Con el paseo del Liverpool ante el Inter se ha confirmado la presencia de todos los equipos ingleses en cuartos de final de la Champions. Asisto admirado al torrente de elogios hacia la Premier League, considerada ya la mejor del mundo.
Como antiguo corresponsal deportivo en el país de las pintas, considero absolutamente ficticia la supremacía de esa Liga. La Premier tiene cuatro equipos de una potencia económica por encima de lo normal. Manchester United, Chelsea, Arsenal y Liverpool se han beneficiado en los últimos años de la fuerza del pound respecto al euro y de la fiscalidad británica a la hora de convencer a los cracks para fichar por sus equipos. Sus plantillas destacan por la obsesiva ausencia de ingleses -los inventores del fútbol no han logrado meterse en una Eurocopa donde sí estarán Grecia, Rumanía, Suecia, Polonia o Turquía- y sus directivas, por la presencia de inversores extranjeros que tanto podían haber aterrizado en Londres como en Viena.
Sin embargo, juzgar una Liga por el nivel de sus grandes es un error. El Aston Villa, el Bolton, el Newcastle, ésos son los equipos que hay que mirar, para comprobar que juegan estrictamente al patadón y que tienen como estrellas a antiguos cracks que viven de sus glorias pasadas. «En España jugar bien es un concepto relacionado con la calidad y el toque de balón. En Inglaterra, jugar bien sólo tiene que ver con la intensidad y el ritmo», dijo sabiamente Laudrup un mes atrás.
Siempre es más fácil destruir que crear y contragolpear a jugar al ataque, y ése es desde siempre el secreto del horror balompédico británico y la clave de sus triunfos. El Arsenal juega bien, es cierto. El Manchester, a veces, también. Más o menos como el Barça, o el Villarreal. El resto juegan a lo que pueden, a acumular tíos atrás, a cerrar todas las puertas al rival y a machacar al contragolpe. Malouda, fichado por el Chelsea este verano, parafraseó a su manera a Laudrup: «Durante los partidos es como si los cerebros de los jugadores se apagaran. La gente juega por instinto, como lo hacían cuando descubrieron el fútbol por primera vez».
Que no corren tiempos de poesía en el fútbol europeo es cierto. Que Inglaterra es un sobrevalorado jardín futbolístico del que sólo deberíamos clonar sus horarios, sus pubs, y su cerveza, también. Tranquilidad, pues: el día en que Xavi, Iniesta o Deco deban mirarse en Mascherano, Carrick, Mikel o Flamini queda aún muy lejos. Por el bien del fútbol de toque.

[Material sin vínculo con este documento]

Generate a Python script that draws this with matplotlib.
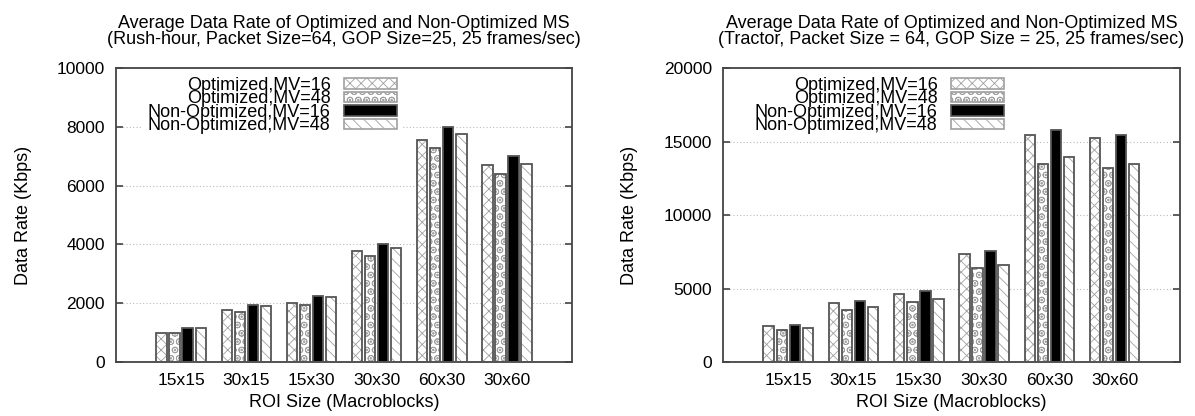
import matplotlib
matplotlib.use("Agg")
import matplotlib.pyplot as plt
import numpy as np

# ROI sizes on the x axis
roi_sizes = ["15x15", "30x15", "15x30", "30x30", "60x30", "30x60"]
series_names = ["Optimized,MV=16", "Optimized,MV=48",
                "Non-Optimized,MV=16", "Non-Optimized,MV=48"]

# Rush-hour sequence (Kbps)
rush_opt16 = [1000, 1760, 1990, 3790, 7560, 6700]
rush_opt48 = [970, 1690, 1930, 3600, 7280, 6390]
rush_nopt16 = [1160, 1940, 2250, 4030, 8000, 7010]
rush_nopt48 = [1150, 1900, 2215, 3890, 7760, 6740]

# Tractor sequence (Kbps)
tractor_opt16 = [2430, 4040, 4610, 7320, 15460, 15230]
tractor_opt48 = [2180, 3570, 4110, 6370, 13500, 13220]
tractor_nopt16 = [2540, 4180, 4800, 7530, 15800, 15430]
tractor_nopt48 = [2290, 3720, 4320, 6620, 13930, 13500]

plt.rcParams['font.family'] = ['Liberation Sans', 'DejaVu Sans']
plt.rcParams['hatch.linewidth'] = 0.6

hatches = ["xxx", "OO..", None, "\\\\\\"]
faces = ["white", "white", "black", "white"]
edge = "#555555"
hatch_col = "#a0a0a0"


def draw(ax, data, ymax, step, title):
    x = np.arange(len(roi_sizes))
    w = 0.16
    offs = [-0.3, -0.1, 0.1, 0.3]
    for i, vals in enumerate(data):
        hc = hatch_col if hatches[i] else edge
        # fill + hatch, then the darker outline on top
        ax.bar(x + offs[i], vals, w, color=faces[i], hatch=hatches[i],
               edgecolor=hc, linewidth=0, zorder=2)
        ax.bar(x + offs[i], vals, w, color="none", edgecolor=edge,
               linewidth=1.3, zorder=3)
    handles = []
    for i in range(4):
        hc = hatch_col if hatches[i] else edge
        handles.append(plt.Rectangle((0, 0), 1, 1, facecolor=faces[i],
                                     hatch=hatches[i], edgecolor=hc,
                                     linewidth=1.2))
    leg = ax.legend(handles, series_names, loc="upper left",
                    bbox_to_anchor=(0.05, 1.0), markerfirst=False,
                    frameon=True, framealpha=1, edgecolor="none",
                    fancybox=False, fontsize=13, labelspacing=-0.2,
                    handlelength=2.9, handleheight=0.5, handletextpad=0.75,
                    borderpad=0.3, borderaxespad=0.2)
    leg.set_zorder(4)
    for t in leg.get_texts():
        t.set_ha("right")
    leg._legend_box.align = "right"

    ax.set_xlim(-1, 6)
    ax.set_ylim(0, ymax)
    ax.set_yticks(np.arange(0, ymax + 1, step))
    ax.set_xticks(x)
    ax.set_xticklabels(roi_sizes)
    ax.tick_params(axis="x", length=0, labelsize=12.5, pad=8)
    ax.tick_params(axis="y", direction="in", right=True, length=5,
                   width=1.2, color="#444444", labelsize=12.5, pad=8)
    ax.yaxis.grid(True, linestyle=(0, (1, 2)), color="#bbbbbb", linewidth=0.8)
    ax.set_axisbelow(True)
    for s in ax.spines.values():
        s.set_color("#444444")
        s.set_linewidth(1.3)
    ax.set_xlabel("ROI Size (Macroblocks)", fontsize=13, labelpad=4)
    ax.set_ylabel("Data Rate (Kbps)", fontsize=13, labelpad=18)
    ax.set_title(title, fontsize=13, linespacing=0.95, pad=17)


fig = plt.figure(figsize=(11.95, 4.16), dpi=100)
ax1 = fig.add_axes([0.0971, 0.1298, 0.3816, 0.7067])
ax2 = fig.add_axes([0.605, 0.1298, 0.3824, 0.7067])

draw(ax1, [rush_opt16, rush_opt48, rush_nopt16, rush_nopt48], 10000, 2000,
     "Average Data Rate of Optimized and Non-Optimized MS\n"
     "(Rush-hour, Packet Size=64, GOP Size=25, 25 frames/sec)")
draw(ax2, [tractor_opt16, tractor_opt48, tractor_nopt16, tractor_nopt48], 20000, 5000,
     "Average Data Rate of Optimized and Non-Optimized MS\n"
     "(Tractor, Packet Size = 64, GOP Size = 25, 25 frames/sec)")

fig.savefig("out.png", dpi=100)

Firmo Albert Martín y nací en Barcelona en 1980. A los cuatro años hablaba de fútbol y estoy atado a las miserias de este equipo desde 1987; los insultos de mi padre y mi tío a once tíos de azulgrana que perdieron 1-2 ante el Sabadell me hicieron 'culer'. Recuerdo confusamente que un día llegó Cruyff y convirtió el suplicio en arte y aquel club oxidado en hoguera de vanidades. En plena pesadilla gaspartiana vi desde Lisboa un Madrid-Barça que La Banda ganó 2-0 con gol de Judas. Luego murió Kubala y comprendí que había llegado la hora de hacerme socio. Para entonces ya sólo podía ser periodista y me acogieron en 'El Mundo', donde publiqué 'El callejón del ocho'. Después me fui a 'Público'. Durante décadas, el Barça implicó lágrimas, culo prieto y miedo a cruzarse con un kiosco. Pero nos quedaba una profecía por cumplir y se sucedieron Ronaldinho, Xavi y Messi para aclarar que éramos 'foda'. Un día de invierno me encontré con que mi Caverna había sobrevivido a mi diario y perdí ciertas vergüenzas: no me importa ya reconocer que sueño fútbol casi todas las noches.
Postdata: Aún tiro caños y no olvido una cosa que escribió Hornby: "La única diferencia que hay entre ellos y yo estriba en que yo he invertido más horas, más años, más décadas que ellos, y por eso comprendo mejor qué sucedió aquella tarde".